The idea for this course emanates from the recent disturbances in Baltimore arising from Freddie Gray’s arrest and his resulting death. These events have highlighted and/or uncovered serious on-going social and financial dislocations within the City. The course will examine the recent unrest itself and then examine the causes of, and possible solutions to, those dislocations, including an examination of problems in policing; criminal justice; housing; health care; education; poverty; and community development and joblessness. The course is not viewed by its organizers as an end in itself. Rather, it is intended to be a springboard for further student and faculty involvement in citizen and government efforts to reform law and policy in the subject matter areas listed above. Students will be apprised throughout the course of volunteer opportunities to work on the issues addressed in the course.
Each of the eight classes will principally be under the supervision of members of the law school faculty supplemented by other academics, experts and officeholders. Overall course administration will be handled by Professor Greenberger. Individual classes will be organized and taught in whole or in part by Professors Bezdek, Eisenberg, Goodmark, Guerin, Hoffmann, Hutchins, Ifill, Leviton, Pinard and Weimer.

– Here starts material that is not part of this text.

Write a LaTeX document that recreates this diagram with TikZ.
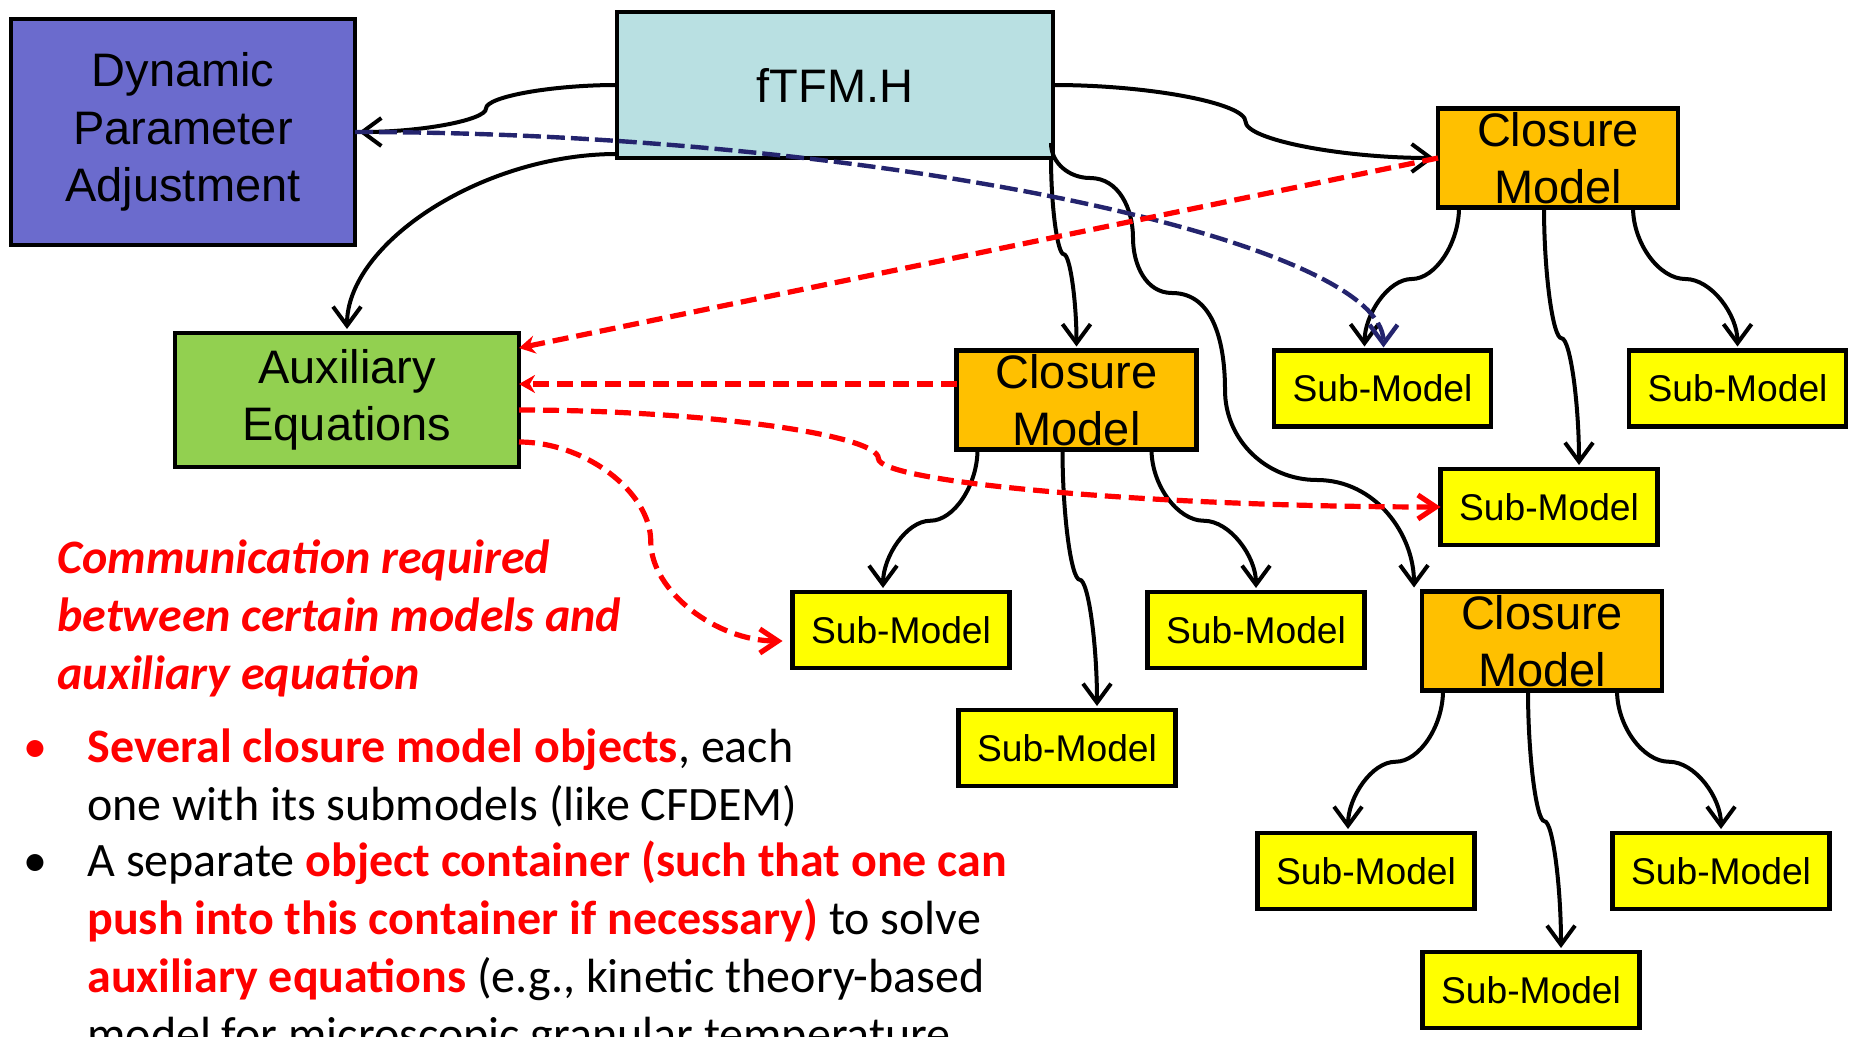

The course will be taught on a Credit/No Credit basis. Attendance will be mandatory, but teaching faculty will allow for one (1) excused absence. Readings of no more than 20 pages per week will be assigned, but required reading may be supplemented by further recommended reading. Grading will be based on attendance and a short paper (8-10 pages) in which each student will recommend a solution that would address social problems identified in the class.
Current & Previous Instructors:
|This course is not currently scheduled.|
Last offered Spring 2016.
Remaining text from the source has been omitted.